How’s this for a sobering statistic: by 2035, Mainers will be spending 50 percent more time in our cars, primarily driving to and from work, but also to the supermarket and to transit hubs (such as bus or train stations). Here’s few more rays of sunshine: by that same year, our intersections will be three times more congested, and our fuel use will double. Meanwhile, as many as 35,000 new houses will be built in York and Cumberland counties. In fact, a full 70 percent of the growth in Maine over the next two decades will be in these two counties. All this wake-up-call-worthy info is courtesy of the Gorham East-West Corridor Study, which is a very boring name for a very interesting and important investigation into what Southern Maine will look like in the near future.
The study team (whose steering committee is comprised of representatives from the Maine Turnpike Authority, the state Department of Transportation, PACTS, and the municipalities of South Portland, Westbrook, Gorham, and Scarborough) will evaluate how to accommodate regional growth in the most efficient way, minimizing sprawl, reducing travel time, and optimizing public-transit options, all while retaining the rural or semi-rural quality of life that many Maine residents value. It’s a complicated equation, requiring regional planners to rethink status-quo land-use patterns, transit routes, and community development.
At a meeting last week at the Greater Portland Council of Governments office on Marginal Way, study team leaders presented a potential new framework for considering future development: the “Urban and Rural” plan. (Another dull name for an interesting concept.) Paul Godfrey, an engineer with the HNTB engineering and consulting firm, describes the “Urban and Rural” model broadly as “different from the way communities are developing today.”

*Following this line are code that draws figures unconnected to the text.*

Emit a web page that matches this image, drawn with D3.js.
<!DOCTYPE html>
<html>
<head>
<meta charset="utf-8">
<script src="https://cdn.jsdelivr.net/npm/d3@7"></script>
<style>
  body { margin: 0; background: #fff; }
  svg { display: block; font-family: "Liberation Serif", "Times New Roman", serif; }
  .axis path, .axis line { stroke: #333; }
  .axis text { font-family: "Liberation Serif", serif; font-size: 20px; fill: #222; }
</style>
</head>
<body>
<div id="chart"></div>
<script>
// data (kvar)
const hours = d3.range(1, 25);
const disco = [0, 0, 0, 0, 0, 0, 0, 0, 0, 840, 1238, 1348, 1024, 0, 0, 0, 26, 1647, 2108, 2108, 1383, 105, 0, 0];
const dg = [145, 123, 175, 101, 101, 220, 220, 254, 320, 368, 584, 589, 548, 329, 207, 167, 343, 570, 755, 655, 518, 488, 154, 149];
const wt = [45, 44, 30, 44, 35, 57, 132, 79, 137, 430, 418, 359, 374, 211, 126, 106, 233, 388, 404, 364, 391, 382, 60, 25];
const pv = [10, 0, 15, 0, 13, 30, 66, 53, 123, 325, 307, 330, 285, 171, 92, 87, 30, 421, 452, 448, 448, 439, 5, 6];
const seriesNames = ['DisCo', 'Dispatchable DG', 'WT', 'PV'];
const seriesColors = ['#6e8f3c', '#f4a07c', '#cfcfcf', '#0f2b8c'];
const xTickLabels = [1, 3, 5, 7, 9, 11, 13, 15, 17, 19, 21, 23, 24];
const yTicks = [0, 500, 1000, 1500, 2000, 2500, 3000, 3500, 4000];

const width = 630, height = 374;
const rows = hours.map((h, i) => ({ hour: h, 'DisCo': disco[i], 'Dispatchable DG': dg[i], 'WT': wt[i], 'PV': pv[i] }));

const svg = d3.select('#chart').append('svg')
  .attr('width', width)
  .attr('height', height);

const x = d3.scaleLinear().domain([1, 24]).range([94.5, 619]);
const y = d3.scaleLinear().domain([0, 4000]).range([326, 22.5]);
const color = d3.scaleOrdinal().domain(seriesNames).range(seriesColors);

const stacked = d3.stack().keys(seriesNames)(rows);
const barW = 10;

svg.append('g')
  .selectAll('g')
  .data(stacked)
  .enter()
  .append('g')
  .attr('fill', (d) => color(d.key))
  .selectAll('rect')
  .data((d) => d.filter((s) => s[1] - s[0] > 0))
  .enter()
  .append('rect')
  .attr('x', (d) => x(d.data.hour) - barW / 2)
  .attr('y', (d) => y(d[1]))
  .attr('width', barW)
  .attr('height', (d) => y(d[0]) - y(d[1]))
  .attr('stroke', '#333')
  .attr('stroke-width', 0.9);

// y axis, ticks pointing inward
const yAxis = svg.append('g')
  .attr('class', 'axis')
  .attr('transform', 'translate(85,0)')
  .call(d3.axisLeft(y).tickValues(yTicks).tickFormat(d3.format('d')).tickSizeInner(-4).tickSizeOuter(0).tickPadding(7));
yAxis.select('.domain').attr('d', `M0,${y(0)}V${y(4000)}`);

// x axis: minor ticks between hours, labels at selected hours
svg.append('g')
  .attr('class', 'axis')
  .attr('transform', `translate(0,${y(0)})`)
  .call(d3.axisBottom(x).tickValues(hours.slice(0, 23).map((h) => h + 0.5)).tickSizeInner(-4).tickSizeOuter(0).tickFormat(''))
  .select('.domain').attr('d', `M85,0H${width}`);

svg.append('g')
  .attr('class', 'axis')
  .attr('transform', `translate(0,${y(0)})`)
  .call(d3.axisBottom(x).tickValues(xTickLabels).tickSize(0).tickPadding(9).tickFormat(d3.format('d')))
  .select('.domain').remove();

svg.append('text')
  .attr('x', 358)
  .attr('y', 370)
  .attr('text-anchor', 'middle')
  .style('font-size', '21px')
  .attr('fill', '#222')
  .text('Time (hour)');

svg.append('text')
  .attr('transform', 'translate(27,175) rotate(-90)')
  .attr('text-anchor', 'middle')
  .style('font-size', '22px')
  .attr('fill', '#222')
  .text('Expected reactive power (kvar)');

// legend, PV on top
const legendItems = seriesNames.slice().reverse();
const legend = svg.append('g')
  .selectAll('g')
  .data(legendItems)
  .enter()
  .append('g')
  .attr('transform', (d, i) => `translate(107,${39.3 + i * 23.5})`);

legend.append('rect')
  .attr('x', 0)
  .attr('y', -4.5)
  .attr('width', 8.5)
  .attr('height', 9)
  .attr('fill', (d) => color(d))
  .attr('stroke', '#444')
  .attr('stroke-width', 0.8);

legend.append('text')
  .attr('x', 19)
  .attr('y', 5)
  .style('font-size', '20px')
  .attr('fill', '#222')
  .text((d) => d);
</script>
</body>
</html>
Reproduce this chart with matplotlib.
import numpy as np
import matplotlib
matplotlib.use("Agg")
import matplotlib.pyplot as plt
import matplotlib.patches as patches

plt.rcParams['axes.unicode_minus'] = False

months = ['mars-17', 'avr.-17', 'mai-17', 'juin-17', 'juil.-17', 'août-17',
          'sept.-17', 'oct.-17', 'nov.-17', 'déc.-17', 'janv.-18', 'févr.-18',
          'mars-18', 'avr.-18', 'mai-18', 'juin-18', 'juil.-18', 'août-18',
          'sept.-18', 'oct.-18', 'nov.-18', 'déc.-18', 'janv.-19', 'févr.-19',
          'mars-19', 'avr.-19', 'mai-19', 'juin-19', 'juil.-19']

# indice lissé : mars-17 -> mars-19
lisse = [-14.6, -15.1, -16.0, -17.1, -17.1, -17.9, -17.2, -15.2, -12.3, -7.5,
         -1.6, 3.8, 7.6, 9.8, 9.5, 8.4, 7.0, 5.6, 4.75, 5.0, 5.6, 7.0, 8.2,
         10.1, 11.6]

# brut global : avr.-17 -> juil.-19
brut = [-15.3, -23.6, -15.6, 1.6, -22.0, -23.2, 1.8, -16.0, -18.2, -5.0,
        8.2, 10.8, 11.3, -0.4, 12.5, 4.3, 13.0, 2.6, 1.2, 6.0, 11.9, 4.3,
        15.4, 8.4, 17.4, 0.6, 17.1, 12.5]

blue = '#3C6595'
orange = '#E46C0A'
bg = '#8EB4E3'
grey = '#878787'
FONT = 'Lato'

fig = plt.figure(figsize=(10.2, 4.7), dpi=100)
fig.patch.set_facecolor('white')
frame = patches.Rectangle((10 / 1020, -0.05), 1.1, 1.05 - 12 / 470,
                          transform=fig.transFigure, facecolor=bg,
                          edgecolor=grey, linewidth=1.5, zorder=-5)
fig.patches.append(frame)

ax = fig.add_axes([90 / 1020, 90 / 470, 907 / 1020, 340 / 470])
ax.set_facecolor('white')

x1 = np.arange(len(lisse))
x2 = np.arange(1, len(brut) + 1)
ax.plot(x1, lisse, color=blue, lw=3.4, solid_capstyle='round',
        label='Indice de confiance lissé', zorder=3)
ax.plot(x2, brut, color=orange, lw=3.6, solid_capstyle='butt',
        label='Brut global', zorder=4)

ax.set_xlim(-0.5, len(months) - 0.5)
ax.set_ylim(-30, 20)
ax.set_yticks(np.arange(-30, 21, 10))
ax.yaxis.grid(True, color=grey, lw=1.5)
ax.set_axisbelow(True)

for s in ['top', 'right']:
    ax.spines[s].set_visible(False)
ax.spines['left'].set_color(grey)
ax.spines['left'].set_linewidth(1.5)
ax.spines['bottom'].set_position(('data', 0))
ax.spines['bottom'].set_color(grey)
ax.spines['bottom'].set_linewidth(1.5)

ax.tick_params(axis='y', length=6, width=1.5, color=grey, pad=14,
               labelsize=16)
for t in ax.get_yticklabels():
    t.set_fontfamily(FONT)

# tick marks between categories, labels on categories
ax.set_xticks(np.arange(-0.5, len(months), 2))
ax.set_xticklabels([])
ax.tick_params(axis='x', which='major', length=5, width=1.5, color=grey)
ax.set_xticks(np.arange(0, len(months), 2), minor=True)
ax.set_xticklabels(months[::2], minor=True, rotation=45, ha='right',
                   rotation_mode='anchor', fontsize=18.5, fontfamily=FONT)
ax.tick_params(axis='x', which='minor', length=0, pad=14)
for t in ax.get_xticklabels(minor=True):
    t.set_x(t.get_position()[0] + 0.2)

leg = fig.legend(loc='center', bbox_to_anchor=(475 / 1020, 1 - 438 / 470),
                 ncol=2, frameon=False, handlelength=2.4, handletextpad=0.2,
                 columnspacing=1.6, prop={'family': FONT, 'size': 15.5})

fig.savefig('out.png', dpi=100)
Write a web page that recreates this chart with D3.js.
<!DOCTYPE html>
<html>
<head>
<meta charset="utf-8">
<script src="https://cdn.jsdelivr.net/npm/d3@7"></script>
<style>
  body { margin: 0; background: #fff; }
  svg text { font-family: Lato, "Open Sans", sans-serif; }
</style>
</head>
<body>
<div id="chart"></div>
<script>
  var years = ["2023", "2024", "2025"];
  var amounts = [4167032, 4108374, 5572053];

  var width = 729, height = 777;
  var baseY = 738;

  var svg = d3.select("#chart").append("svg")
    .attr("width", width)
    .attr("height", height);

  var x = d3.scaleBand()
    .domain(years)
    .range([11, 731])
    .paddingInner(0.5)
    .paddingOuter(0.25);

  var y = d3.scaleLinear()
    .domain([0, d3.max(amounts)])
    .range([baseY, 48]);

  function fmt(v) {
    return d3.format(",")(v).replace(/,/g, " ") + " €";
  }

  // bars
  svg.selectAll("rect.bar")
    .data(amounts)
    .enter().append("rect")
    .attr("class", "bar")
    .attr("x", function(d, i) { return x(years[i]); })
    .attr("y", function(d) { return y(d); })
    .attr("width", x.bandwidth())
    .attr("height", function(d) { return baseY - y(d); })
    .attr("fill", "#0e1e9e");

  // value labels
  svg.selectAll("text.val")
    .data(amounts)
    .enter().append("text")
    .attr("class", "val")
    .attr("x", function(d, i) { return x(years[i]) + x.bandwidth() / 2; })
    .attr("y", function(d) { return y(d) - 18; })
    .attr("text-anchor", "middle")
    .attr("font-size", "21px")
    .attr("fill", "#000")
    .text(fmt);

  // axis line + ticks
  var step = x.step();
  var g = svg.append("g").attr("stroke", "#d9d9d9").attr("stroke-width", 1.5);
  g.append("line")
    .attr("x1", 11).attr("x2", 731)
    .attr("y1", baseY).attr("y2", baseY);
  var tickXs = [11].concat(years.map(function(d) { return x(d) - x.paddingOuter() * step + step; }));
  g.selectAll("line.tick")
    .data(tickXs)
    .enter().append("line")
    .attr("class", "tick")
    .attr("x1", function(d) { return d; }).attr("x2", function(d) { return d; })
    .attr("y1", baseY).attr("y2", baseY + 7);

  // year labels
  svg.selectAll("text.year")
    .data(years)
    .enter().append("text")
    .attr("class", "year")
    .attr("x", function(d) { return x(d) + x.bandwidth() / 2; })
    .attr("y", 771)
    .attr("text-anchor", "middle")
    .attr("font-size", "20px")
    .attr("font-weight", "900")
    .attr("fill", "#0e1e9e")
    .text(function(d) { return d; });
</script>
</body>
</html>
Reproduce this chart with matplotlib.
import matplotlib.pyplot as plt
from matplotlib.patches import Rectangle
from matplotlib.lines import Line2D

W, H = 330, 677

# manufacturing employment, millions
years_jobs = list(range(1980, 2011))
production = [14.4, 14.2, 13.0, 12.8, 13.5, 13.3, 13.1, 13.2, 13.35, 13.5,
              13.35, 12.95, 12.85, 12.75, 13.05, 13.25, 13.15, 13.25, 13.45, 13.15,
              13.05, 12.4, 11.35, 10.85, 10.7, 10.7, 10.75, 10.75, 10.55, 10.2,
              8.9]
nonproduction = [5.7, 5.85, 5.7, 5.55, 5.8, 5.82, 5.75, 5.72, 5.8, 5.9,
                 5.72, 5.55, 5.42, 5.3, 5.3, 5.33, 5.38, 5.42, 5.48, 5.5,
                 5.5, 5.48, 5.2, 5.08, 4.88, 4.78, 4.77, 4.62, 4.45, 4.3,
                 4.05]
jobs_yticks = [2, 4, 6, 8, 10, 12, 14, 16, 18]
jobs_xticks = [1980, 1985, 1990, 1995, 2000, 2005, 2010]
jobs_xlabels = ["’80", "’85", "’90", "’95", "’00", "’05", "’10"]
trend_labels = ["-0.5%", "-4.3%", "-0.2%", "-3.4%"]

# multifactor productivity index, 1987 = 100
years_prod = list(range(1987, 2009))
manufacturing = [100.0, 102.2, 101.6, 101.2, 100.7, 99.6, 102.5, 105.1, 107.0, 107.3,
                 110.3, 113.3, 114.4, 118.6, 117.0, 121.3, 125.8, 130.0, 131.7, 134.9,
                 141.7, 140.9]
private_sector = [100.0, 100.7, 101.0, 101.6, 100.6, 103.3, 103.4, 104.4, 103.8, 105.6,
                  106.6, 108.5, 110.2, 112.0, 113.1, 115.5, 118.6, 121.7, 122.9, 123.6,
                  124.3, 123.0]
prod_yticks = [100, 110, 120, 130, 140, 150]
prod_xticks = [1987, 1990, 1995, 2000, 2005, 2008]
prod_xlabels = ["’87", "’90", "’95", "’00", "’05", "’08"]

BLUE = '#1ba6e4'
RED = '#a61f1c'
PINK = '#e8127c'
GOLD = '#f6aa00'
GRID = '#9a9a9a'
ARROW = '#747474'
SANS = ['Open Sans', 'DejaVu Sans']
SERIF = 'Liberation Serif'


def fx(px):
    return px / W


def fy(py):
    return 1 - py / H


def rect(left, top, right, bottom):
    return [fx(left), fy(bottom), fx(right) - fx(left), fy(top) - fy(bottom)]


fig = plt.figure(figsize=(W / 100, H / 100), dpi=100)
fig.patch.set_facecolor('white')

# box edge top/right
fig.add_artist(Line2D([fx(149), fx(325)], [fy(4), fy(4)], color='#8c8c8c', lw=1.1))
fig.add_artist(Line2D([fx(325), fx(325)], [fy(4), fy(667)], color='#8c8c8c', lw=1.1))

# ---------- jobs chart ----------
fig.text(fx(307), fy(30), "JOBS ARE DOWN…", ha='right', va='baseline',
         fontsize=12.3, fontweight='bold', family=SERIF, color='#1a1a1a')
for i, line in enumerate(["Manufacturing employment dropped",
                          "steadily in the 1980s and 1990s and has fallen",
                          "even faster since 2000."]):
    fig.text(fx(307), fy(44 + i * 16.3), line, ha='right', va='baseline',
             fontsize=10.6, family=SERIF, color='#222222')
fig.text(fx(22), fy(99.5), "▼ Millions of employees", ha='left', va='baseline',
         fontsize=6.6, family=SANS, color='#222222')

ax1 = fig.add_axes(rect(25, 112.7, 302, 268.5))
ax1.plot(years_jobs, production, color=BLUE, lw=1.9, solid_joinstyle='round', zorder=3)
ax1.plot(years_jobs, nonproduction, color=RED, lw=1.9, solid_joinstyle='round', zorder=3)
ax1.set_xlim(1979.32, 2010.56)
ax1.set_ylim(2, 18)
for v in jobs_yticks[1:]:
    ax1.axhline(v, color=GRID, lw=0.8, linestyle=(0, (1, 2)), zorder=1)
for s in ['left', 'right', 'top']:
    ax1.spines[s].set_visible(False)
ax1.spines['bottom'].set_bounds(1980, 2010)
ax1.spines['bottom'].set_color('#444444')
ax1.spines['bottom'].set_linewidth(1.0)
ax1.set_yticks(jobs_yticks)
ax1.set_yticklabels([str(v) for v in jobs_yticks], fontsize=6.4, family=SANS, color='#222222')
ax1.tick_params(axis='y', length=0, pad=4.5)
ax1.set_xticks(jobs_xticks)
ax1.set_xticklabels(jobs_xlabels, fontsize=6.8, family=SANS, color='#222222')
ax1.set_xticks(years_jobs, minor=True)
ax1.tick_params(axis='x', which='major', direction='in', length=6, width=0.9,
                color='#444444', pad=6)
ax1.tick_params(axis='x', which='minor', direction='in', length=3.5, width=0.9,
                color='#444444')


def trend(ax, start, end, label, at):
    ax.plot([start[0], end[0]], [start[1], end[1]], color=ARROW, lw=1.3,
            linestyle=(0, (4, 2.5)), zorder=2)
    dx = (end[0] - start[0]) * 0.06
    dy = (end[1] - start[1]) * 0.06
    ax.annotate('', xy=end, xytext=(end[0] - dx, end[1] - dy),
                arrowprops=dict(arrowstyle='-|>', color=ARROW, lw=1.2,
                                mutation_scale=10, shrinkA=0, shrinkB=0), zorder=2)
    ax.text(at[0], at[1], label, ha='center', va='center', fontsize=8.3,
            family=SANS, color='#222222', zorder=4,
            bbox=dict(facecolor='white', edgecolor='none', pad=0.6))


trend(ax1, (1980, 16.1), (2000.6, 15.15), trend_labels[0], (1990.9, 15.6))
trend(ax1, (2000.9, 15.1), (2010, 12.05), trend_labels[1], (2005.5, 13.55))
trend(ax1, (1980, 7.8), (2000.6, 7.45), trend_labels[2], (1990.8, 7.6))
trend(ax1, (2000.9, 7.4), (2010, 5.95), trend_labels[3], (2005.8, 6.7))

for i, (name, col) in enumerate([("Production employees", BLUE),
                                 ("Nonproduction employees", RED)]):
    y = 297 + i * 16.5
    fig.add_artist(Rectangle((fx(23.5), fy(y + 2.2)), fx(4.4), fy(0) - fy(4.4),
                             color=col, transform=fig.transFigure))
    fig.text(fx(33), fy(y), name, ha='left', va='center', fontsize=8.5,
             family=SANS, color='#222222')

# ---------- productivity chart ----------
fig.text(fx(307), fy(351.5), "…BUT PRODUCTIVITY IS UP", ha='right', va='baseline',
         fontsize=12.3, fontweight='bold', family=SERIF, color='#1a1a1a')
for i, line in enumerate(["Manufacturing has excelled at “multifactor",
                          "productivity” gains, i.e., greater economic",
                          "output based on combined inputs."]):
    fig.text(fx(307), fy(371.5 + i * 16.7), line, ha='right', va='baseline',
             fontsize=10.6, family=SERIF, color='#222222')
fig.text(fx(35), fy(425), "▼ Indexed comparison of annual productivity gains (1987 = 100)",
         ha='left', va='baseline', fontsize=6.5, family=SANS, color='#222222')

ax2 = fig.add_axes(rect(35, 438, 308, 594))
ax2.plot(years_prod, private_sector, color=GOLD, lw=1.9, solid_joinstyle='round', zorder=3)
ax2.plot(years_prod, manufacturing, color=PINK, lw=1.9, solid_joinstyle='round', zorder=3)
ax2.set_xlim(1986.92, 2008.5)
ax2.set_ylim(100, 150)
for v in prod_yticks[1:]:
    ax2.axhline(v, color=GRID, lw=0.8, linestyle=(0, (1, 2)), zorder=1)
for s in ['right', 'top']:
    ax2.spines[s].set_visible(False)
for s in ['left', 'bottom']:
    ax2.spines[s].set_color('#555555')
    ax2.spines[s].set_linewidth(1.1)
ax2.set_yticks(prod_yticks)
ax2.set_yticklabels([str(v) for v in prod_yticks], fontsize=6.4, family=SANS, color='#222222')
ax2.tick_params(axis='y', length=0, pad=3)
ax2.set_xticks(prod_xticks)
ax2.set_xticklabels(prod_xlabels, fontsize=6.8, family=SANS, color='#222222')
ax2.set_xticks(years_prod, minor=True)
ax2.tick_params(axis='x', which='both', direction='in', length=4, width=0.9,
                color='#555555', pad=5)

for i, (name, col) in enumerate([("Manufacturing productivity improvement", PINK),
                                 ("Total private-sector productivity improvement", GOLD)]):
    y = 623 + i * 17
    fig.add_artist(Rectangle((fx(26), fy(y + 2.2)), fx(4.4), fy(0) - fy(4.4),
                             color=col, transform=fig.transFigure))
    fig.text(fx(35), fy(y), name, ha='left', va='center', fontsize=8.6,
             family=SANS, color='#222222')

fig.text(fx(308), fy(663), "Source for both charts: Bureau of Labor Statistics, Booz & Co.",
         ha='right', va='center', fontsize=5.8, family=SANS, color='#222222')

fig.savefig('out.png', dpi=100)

The plan considers three distinct zones — an Urban one comprised of Portland, South Portland, and Westbrook; a broader Inner one that centers on Scarborough and Gorham; and a wider Rural ring that encompasses Windham, Buxton, Standish, and beyond. Over the past several decades, both housing and jobs have crept into the Inner zone — specifically, to Gorham and Scarborough, where development has doubled since the 1980s. Simply put, it’s sprawl. “Urban and Rural” stems that progression westward, by encouraging residential development in the city and hub-oriented development within the suburban areas. For example: currently, approximately 72,000 Southern Maine residents live within a quarter-mile of public transit. Under do-nothing projections — if we allow the population influx without planning appropriately — 74,700 people will live within that radius in 2035. But under “Urban and Rural,” that number would jump to 102,000, meaning that new growth will be focused in urban areas or suburban “growth centers.”
Basically, the Corridor study acknowledges that growth is coming — that it’s happening already — and rather than pushing people (and houses and jobs) farther away, planners want to keep them clustered in areas where transit options (such as rapid bus or light rail) are accessible. Doing so would decrease vehicle hours, fuel use, and miles traveled.
One meeting attendee made the astute observation that this model seems neither Urban nor Rural. One of its primary goals, after all, is to create suburban nodes around which transit routes can be developed. Indeed, the paradigm shift is subtle, and it takes into account potential objections from the public. People who choose to live in less urban areas don’t want to be told that their space is about to get more crowded. Planners have to strike a balance between smart-development and quality-of-life concerns, and sell that to a diverse crowd that includes politicians, home- and land-owners, and businesses.